Life
in
food
Life
in
food
An interview with food historian Laura Mason: palates evolve from when a single sachet of sugar was the greatest of luxuries to an era of dizzying, endless choice and pan-cuisines. Laura has a lot to say, and we have a lot to learn.
By the time I found Laura Mason’s anthologies on the history and wonder of British cooking, my relationship with the food of my forefathers had long soured. I wanted to locate the taste of home in greasy spoons, but it wasn’t going to happen. Except for marmite-laced gravy and Welsh cakes served annually on Saint David’s day, I couldn’t name a single dish I enjoyed.
I had an unusual palette for a primary schooler. Even then, I saw British food through beige-tinted glasses — declining brick-thick chocolate crunch and scorning smiley potato faces and turkey twizzlers. My avoidances had little to do with health anxiety or fussiness and everything to do with flavour. Food dictated my mood with speed and ferocity. A bad cup of tea was a foreboding omen, a soggy cone of chips a sign of impending doom. Tucking into a chalky Brace’s loaf, I dreamt of Italian loaves kneaded by concerned Nonna’s, their aprons dusted with an inflammatory kind of love.
Almost every other country prides itself on its national dishes and their rich history. If you ask our citizens to pick a national dish, they’ll usually cite a meat and two-veg combo, or chicken tikka masala, famously invented in Scotland by Indian migrants — a glowing testament to our rich multiculturalism.
I’d still like to feel connected to my landscape, to be able to whip up a dish at whim — one that contributes meaningfully to the feasts I’ve shared with friends from around the world. I’m not missing nationalism. Food is comfort and identity. Home is comfort and identity. I want to unite them.
Internationally, our hospitality is still the butt of the joke. In 2005, then French President Jacques Chirac said, “One cannot trust people with cuisine so bad.” In 2014, the US ambassador to the UK claimed to have been served lamb and potatoes 180 times in a single year. As Stuart Heritage wrote, “Maybe he should try our colourless tapioca or damp Brussels sprouts instead. Indigestible food is what makes this country great.”

While the Brits excel at self-deprecation, I’m growing tired of this trope. Laura Mason shows us that great British food is A Thing — and it’s not reserved for the realms of olde cookery, where blackbirds jump nightmarishly from pies and diners are ridden with colonial gout. Nor is it simply one of Jamie Oliver’s fantasies. It isn’t for the elite. It’s for you and me.

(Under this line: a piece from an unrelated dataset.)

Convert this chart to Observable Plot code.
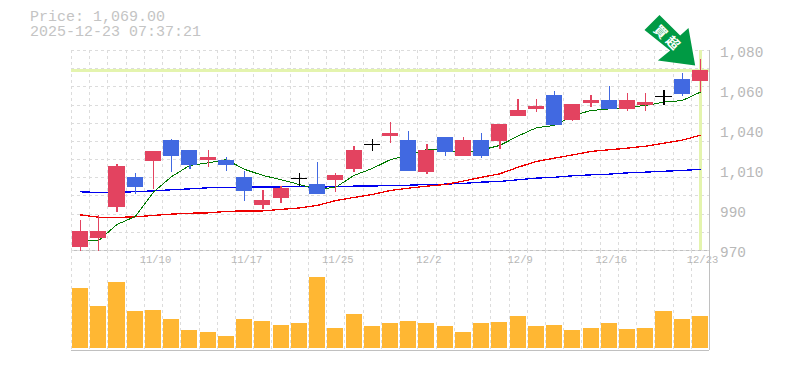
<!DOCTYPE html>
<html>
<head>
<meta charset="utf-8">
<script src="https://cdn.jsdelivr.net/npm/d3@7"></script>
<script src="https://cdn.jsdelivr.net/npm/@observablehq/plot@0.6"></script>
<style>
  html,body{margin:0;padding:0;background:#fff;}
  #wrap{position:relative;width:785px;height:370px;overflow:hidden;}
  #title{position:absolute;left:30px;top:11px;font:15px/14.5px "Liberation Mono",monospace;color:#c4c4c4;white-space:pre;z-index:2;}
  #price,#vol{position:absolute;left:0;}
  #price{top:0;}
  #vol{top:250px;}
  svg{display:block;}
</style>
</head>
<body>
<div id="wrap">
<div id="vol"></div>
<div id="price"></div>
<div id="title"></div>
</div>
<script>
const titleLines = ["Price: 1,069.00", "2025-12-23 07:37:21"];
const opens  = [971.7,976.6,993.7,1010.2,1019,1030.5,1025,1019.5,1019.5,1010.2,994.8,998.6,1009.8,1006.3,1008.5,1014.6,1028.1,1032.7,1030.5,1012.9,1032.2,1021.7,1030.5,1030,1043.7,1047.6,1055.3,1041.5,1050.9,1052.5,1047.6,1049.8,1054.9,1064,1063];
const closes = [980.5,980.5,1016.2,1004.7,1024.5,1021.7,1016.8,1021.2,1016.8,1002.5,997.5,1004.1,1009.8,1000.8,1011.3,1025,1028.1,1034.4,1013.5,1025,1023.9,1030.5,1021.7,1039.3,1047,1049.2,1038.8,1050.3,1052.5,1047.6,1052.5,1051.4,1054.9,1055.8,1069];
const highs  = [986.5,989.3,1017.3,1012.4,1024.5,1031,1025,1025,1021.2,1013.5,1003,1005.2,1012.5,1018.4,1012.4,1027.2,1031,1040.4,1035.5,1028.3,1032.2,1032.2,1034.4,1039.3,1053,1053,1057.5,1050.3,1055.3,1060.2,1056.4,1056.4,1058,1067.4,1075];
const lows   = [969.6,969.6,990.9,1000.8,1003.6,1012.9,1014.6,1015.7,1013.5,997,992.6,995.9,1005.2,1000.8,1001.9,1012.9,1024.5,1028.9,1013.5,1011.8,1021.7,1021.7,1020.6,1025.6,1043.7,1045.9,1038.8,1041,1048.7,1047.6,1046.5,1046.5,1049.8,1054.7,1056.9];
const maShort = [975.1,975.5,984.3,988.7,1002.1,1010.7,1016.8,1018.2,1020,1014.6,1011.3,1008.9,1006.3,1003.6,1004.8,1011.3,1015.1,1020,1022.3,1025.6,1025,1024.1,1025.3,1027.8,1033,1037.5,1038.8,1044.3,1047,1047.9,1048.8,1049.8,1051.6,1052.5,1057.1];
const maMid = [989.6,988.3,988.2,988.5,989.3,990,990.5,990.7,991.5,991.8,991.8,992.6,993.4,994.8,997.5,999.2,1000.8,1003,1004.3,1005.4,1006.3,1008.2,1010.3,1012.2,1015.8,1019,1020.8,1022.6,1024.5,1025.4,1026.3,1027.4,1029,1030.7,1033.4];
const maLong = [1002.3,1001.9,1002.1,1002.3,1002.8,1003.4,1003.9,1004.5,1004.5,1004.8,1005,1005,1005.2,1004.8,1005.2,1005.4,1005.4,1005.9,1005.9,1006.3,1006.5,1006.9,1007.6,1008,1008.9,1009.8,1010.3,1011.1,1011.6,1012,1012.7,1013.1,1013.6,1014,1014.7];
const volumes = [60,42,66,37,38,29,18,16,12,29,27,23,25,71,20,34,22,25,27,25,22,16,25,26,32,22,23,18,20,25,19,20,37,29,32];
const dateLabels = [[4,"11/10"],[9,"11/17"],[14,"11/25"],[19,"12/2"],[24,"12/9"],[29,"12/16"],[34,"12/23"]];
const priceTicks = [970,992,1014,1036,1058,1080];
const currentPrice = 1069;
const signalChars = ["買","超"];

document.getElementById("title").textContent = titleLines.join("\n");

const candles = opens.map((o,i)=>({i,o,c:closes[i],h:highs[i],l:lows[i],
  color: o===closes[i] ? "#000" : (closes[i]>o ? "#e34360" : "#4169e1")}));
const idx = opens.map((_,i)=>i);
const xGrid = idx.map(i=>i-0.5);
const yGrid = d3.range(970,1081,10);
const last = idx.length-1;
const GRID = "#dcdcdc", FRAME = "#c0c0c0", PALE = "#e4f4ae", LABEL = "#b8b8b8";
const crisp = {shapeRendering:"crispEdges"};

const xOpts = {type:"linear",domain:[-0.5,34.5],axis:null};
const left = 70.9, right = 785-709.1;

const arrowShape = {draw(ctx){
  ctx.moveTo(-5.3,5.8);
  ctx.lineTo(-42.6,0.8);
  ctx.lineTo(-30.3,-9.2);
  ctx.lineTo(-56,-29.5);
  ctx.lineTo(-41,-44.5);
  ctx.lineTo(-20.3,-24.2);
  ctx.lineTo(-12,-31.5);
  ctx.closePath();
}};

const price = Plot.plot({
  width:785,height:262,marginTop:50,marginBottom:12,marginLeft:left,marginRight:right,
  x:xOpts,
  y:{domain:[970,1080],axis:null},
  marks:[
    Plot.ruleY(yGrid,{stroke:GRID,strokeDasharray:"3,3",...crisp}),
    Plot.ruleX(xGrid,{stroke:GRID,strokeDasharray:"3,3",...crisp}),
    Plot.ruleY([currentPrice],{stroke:PALE,strokeWidth:3,...crisp}),
    Plot.ruleX([last],{stroke:PALE,strokeWidth:3,...crisp}),
    Plot.line(idx,{x:d=>d,y:d=>maLong[d],stroke:"#0000ee",strokeWidth:1.3,...crisp}),
    Plot.line(idx,{x:d=>d,y:d=>maMid[d],stroke:"#ee0000",strokeWidth:1.3,...crisp}),
    Plot.line(idx,{x:d=>d,y:d=>maShort[d],stroke:"#007a00",strokeWidth:1,...crisp}),
    Plot.ruleX(candles,{x:"i",y1:"l",y2:"h",stroke:"color",strokeWidth:1.3,...crisp}),
    Plot.rect(candles.filter(d=>d.o!==d.c),{x1:d=>d.i-0.5,x2:d=>d.i+0.5,y1:"o",y2:"c",fill:"color",insetLeft:1.1,insetRight:1.1,...crisp}),
    Plot.ruleY(candles.filter(d=>d.o===d.c),{y:"o",x1:d=>d.i-0.5,x2:d=>d.i+0.5,stroke:"color",strokeWidth:1,insetLeft:1.1,insetRight:1.1,...crisp}),
    Plot.vector([last],{x:d=>d,y:d=>highs[d],shape:arrowShape,length:1,anchor:"start",rotate:0,fill:"#009a44",stroke:"none"}),
    Plot.text([last],{x:d=>d,y:d=>highs[d],dx:-40.3,dy:-27.5,text:()=>signalChars[0],rotate:45,fill:"#fff",fontSize:13,fontWeight:"bold",fontFamily:"Noto Sans CJK JP"}),
    Plot.text([last],{x:d=>d,y:d=>highs[d],dx:-28,dy:-16.5,text:()=>signalChars[1],rotate:45,fill:"#fff",fontSize:13,fontWeight:"bold",fontFamily:"Noto Sans CJK JP"}),
    Plot.ruleX([34.5],{stroke:FRAME,strokeWidth:1.5,...crisp}),
    Plot.axisY({anchor:"right",ticks:priceTicks,tickSize:0,tickPadding:10.5,tickFormat:d=>d3.format(",")(Math.round(d/10)*10),fill:LABEL,color:LABEL,fontSize:14.4,fontFamily:"Liberation Mono",dy:2,textAnchor:"start"})
  ]
});
document.getElementById("price").append(price);

const vol = Plot.plot({
  width:785,height:120,marginTop:0,marginBottom:20,marginLeft:left,marginRight:right,
  x:xOpts,
  y:{domain:[-2,98],axis:null},
  marks:[
    Plot.ruleX(xGrid,{stroke:GRID,strokeDasharray:"3,3",...crisp}),
    Plot.rectY(idx,{x1:d=>d-0.5,x2:d=>d+0.5,y:d=>volumes[d],fill:"#ffb733",insetLeft:1.1,insetRight:1.1,...crisp}),
    Plot.text(dateLabels,{x:d=>d[0],text:d=>d[1],frameAnchor:"top",dy:5,dx:2,fill:LABEL,fontSize:10.5,fontFamily:"Liberation Mono",lineAnchor:"top"}),
    Plot.ruleY([-2,98],{stroke:FRAME,strokeWidth:1.5,...crisp}),
    Plot.ruleX([34.5],{stroke:FRAME,strokeWidth:1.5,...crisp})
  ]
});
document.getElementById("vol").append(vol);
</script>
</body>
</html>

Things are changing. That the 2015 finale of The Great British Bake Off had higher ratings than anything else on television that year (more than 13 million viewers) is proof, as is the increasing popularity of traditional markets and ethical choices. With open-mindedness and persistence, we can find a host of new favourite foods in Laura’s work.
Laura Mason is perhaps one of the world’s most respected food historians. She had seen our palates evolve from when a single sachet of sugar was the greatest of luxuries to an era of dizzying, endless choice and pan-cuisines. She has a lot to say, and we have a lot to learn.
Sitting in her living room, I find her majestic and wise and heart-warmingly helpful. She’s put the kettle on and carted a staggering number of dusty books down from the attic for reference and context. “I want to stress that it was far bigger than that one book,” she smiles. “It was a whole movement, a whole life’s work.”